**TASK TO COMPLETE**
Without including any pictures, write out the listing below exactly.

[Start DATA BLOCK]

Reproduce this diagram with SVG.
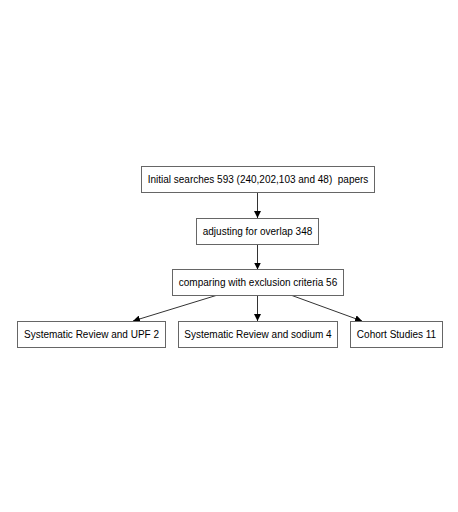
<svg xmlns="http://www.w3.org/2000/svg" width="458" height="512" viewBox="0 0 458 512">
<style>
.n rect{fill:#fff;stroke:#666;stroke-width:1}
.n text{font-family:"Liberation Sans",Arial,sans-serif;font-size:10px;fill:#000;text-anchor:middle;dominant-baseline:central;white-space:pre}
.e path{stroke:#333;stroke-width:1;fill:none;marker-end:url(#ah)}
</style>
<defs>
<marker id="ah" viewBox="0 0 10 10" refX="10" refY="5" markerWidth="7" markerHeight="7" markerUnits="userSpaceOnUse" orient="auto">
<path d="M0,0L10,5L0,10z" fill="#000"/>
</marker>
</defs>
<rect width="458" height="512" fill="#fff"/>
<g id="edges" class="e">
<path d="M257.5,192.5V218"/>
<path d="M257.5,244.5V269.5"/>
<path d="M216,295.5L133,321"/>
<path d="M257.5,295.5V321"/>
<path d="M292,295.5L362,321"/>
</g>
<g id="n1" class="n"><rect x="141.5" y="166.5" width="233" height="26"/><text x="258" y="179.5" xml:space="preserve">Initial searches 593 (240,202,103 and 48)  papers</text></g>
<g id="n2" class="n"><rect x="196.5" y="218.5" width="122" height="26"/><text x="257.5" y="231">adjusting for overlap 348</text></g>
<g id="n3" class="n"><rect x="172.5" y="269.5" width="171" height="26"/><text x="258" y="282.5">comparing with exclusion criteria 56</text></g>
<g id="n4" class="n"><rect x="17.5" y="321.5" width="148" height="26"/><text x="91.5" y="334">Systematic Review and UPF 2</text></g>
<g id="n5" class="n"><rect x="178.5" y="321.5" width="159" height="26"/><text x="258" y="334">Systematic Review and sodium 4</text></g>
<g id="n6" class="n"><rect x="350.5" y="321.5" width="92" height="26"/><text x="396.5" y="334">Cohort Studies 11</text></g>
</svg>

[End DATA BLOCK]

**OUTPUT**
Reproduce this diagram with SVG.
<svg xmlns="http://www.w3.org/2000/svg" width="458" height="512" viewBox="0 0 458 512">
<style>
.n rect{fill:#fff;stroke:#666;stroke-width:1}
.n text{font-family:"Liberation Sans",Arial,sans-serif;font-size:10px;fill:#000;text-anchor:middle;dominant-baseline:central;white-space:pre}
.e path{stroke:#333;stroke-width:1;fill:none;marker-end:url(#ah)}
</style>
<defs>
<marker id="ah" viewBox="0 0 10 10" refX="10" refY="5" markerWidth="7" markerHeight="7" markerUnits="userSpaceOnUse" orient="auto">
<path d="M0,0L10,5L0,10z" fill="#000"/>
</marker>
</defs>
<rect width="458" height="512" fill="#fff"/>
<g id="edges" class="e">
<path d="M257.5,192.5V218"/>
<path d="M257.5,244.5V269.5"/>
<path d="M216,295.5L133,321"/>
<path d="M257.5,295.5V321"/>
<path d="M292,295.5L362,321"/>
</g>
<g id="n1" class="n"><rect x="141.5" y="166.5" width="233" height="26"/><text x="258" y="179.5" xml:space="preserve">Initial searches 593 (240,202,103 and 48)  papers</text></g>
<g id="n2" class="n"><rect x="196.5" y="218.5" width="122" height="26"/><text x="257.5" y="231">adjusting for overlap 348</text></g>
<g id="n3" class="n"><rect x="172.5" y="269.5" width="171" height="26"/><text x="258" y="282.5">comparing with exclusion criteria 56</text></g>
<g id="n4" class="n"><rect x="17.5" y="321.5" width="148" height="26"/><text x="91.5" y="334">Systematic Review and UPF 2</text></g>
<g id="n5" class="n"><rect x="178.5" y="321.5" width="159" height="26"/><text x="258" y="334">Systematic Review and sodium 4</text></g>
<g id="n6" class="n"><rect x="350.5" y="321.5" width="92" height="26"/><text x="396.5" y="334">Cohort Studies 11</text></g>
</svg>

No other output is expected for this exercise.